EU mobile operators urged to consolidate

If Europe wants its mobile networks to be as advanced as those in the US, further mergers are necessary among wireless operators, said Ronan Dunne, the chief executive of Telefonica SA’s O2 unit.

EU mobile operators urged to consolidate

European regulations need reforms to allow cross-border mergers, which will support investment in new networks and increasing wireless data use, he said. Bigger companies, like Telefonica and its peers with operations in several countries, will then be in a position to “roll up” some of the smaller operators.

“This place is just so fragmented” and that’s discouraging acquirers, Dunne said. In Europe “there’s a realisation that you need in-country scale, but you also need some European champions”.

Telefonica agreed to sell its O2 unit in the UK to Hutchison Whampoa Ltd for £10.25bn (€13.95bn) last week. The merger will combine O2 with Hutchison’s Three business and take the UK mobile market from four players to three. It will also make the merged company the biggest wireless operator in the country with more than 30m subscribers.

The European Union’s competition commissioner Margrethe Vestager said last month that telecom consolidation shouldn’t “affect the affordable consumer prices.” The commission will probably decide on whether or not to approve the tie-up between Three and O2, the companies have said.
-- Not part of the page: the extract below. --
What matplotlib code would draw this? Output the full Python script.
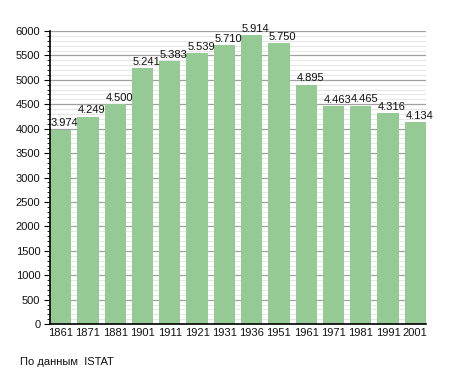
import matplotlib.pyplot as plt
from matplotlib.ticker import MultipleLocator

plt.rcParams['font.family'] = ['Liberation Sans', 'DejaVu Sans']

years = ['1861', '1871', '1881', '1901', '1911', '1921', '1931',
         '1936', '1951', '1961', '1971', '1981', '1991', '2001']
population = [3974, 4249, 4500, 5241, 5383, 5539, 5710,
              5914, 5750, 4895, 4463, 4465, 4316, 4134]

fig = plt.figure(figsize=(4.55, 3.73), dpi=100)
ax = fig.add_axes([0.110, 0.131, 0.826, 0.786])

x = list(range(len(years)))
w = 0.78
ax.bar(x, population, width=w, color='#95ca95', zorder=2)

for xi, v in zip(x, population):
    lbl = f'{v:,}'.replace(',', '.')
    ax.text(xi - w / 2 + 0.03, v + 30, lbl, ha='left', va='bottom',
            fontsize=8, color='#111111', zorder=3)

ax.set_xlim(-w / 2, len(years) - 1 + w / 2)
ax.set_ylim(0, 6000)
ax.yaxis.set_major_locator(MultipleLocator(500))
ax.yaxis.set_minor_locator(MultipleLocator(100))
ax.grid(axis='y', which='major', color='#a0a0a0', linewidth=0.9, zorder=1)
ax.grid(axis='y', which='minor', color='#e6e6e6', linewidth=0.7, zorder=1)

ax.set_xticks(x)
ax.set_xticklabels(years)
ax.tick_params(axis='x', length=0, labelsize=8, pad=3, labelcolor='#111111')
ax.tick_params(axis='y', which='major', length=4, labelsize=8, pad=3,
               labelcolor='#111111')
ax.tick_params(axis='y', which='minor', length=2.5)

for s in ['top', 'right']:
    ax.spines[s].set_visible(False)
ax.spines['left'].set_linewidth(1.2)
ax.spines['bottom'].set_linewidth(1.2)

fig.text(20 / 455, 1 - 362 / 373, 'По данным  ISTAT', fontsize=8,
         ha='left', va='center', color='#111111')

fig.savefig('out.png', dpi=100)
Vestager’s predecessor, Joaquin Almunia, was criticised by some national regulators for approving similar deals that shrank the number of competitors in Austria and Ireland.
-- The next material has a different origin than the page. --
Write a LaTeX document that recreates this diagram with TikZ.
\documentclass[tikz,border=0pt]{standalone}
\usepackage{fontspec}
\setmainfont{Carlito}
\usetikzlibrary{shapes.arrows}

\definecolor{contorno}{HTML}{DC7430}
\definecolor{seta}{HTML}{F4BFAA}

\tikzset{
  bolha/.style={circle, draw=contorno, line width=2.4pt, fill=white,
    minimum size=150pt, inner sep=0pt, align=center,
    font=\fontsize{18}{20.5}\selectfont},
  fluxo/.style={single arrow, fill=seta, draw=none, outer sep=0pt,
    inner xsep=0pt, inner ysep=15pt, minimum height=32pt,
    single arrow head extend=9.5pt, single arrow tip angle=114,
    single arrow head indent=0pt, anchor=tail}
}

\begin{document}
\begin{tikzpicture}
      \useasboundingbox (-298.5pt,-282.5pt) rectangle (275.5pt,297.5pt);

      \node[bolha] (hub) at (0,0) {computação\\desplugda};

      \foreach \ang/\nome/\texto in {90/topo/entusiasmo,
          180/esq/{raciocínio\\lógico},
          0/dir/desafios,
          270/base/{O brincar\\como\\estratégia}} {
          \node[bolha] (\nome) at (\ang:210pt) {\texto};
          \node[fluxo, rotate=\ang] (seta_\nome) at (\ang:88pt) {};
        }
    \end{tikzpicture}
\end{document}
While operators wait for new regulation to allow networks that flow across countries’ borders, there are two ways to grow through acquisitions: combining with another wireless company or adding new services such as broadband and TV.

“Scale is going to continue to be important and increasingly important,” Dunne said. “We needed to be a buyer or a seller.”

The deal with Hutchison creates one of the few remaining pure-play mobile operators in the UK. Dunne declined to comment on how a merged Three-O2 might participate in cross-border deals.

BT Group Plc, the former phone monopoly and biggest broadband provider in the U.K., has agreed to buy EE Ltd, the biggest mobile operator. Sky Plc, the pay-TV operator, and TalkTalk Telecom Group Plc, a TV and broadband provider, are both paying O2 to resell its mobile service to their customers.

Still, less than 2% of the market buys all four services – broadband, mobile, fixed-line and TV – from the same provider now. While that’s bound to go up, O2 executives don’t think it will become the primary way people buy phone and TV service, Dunne said.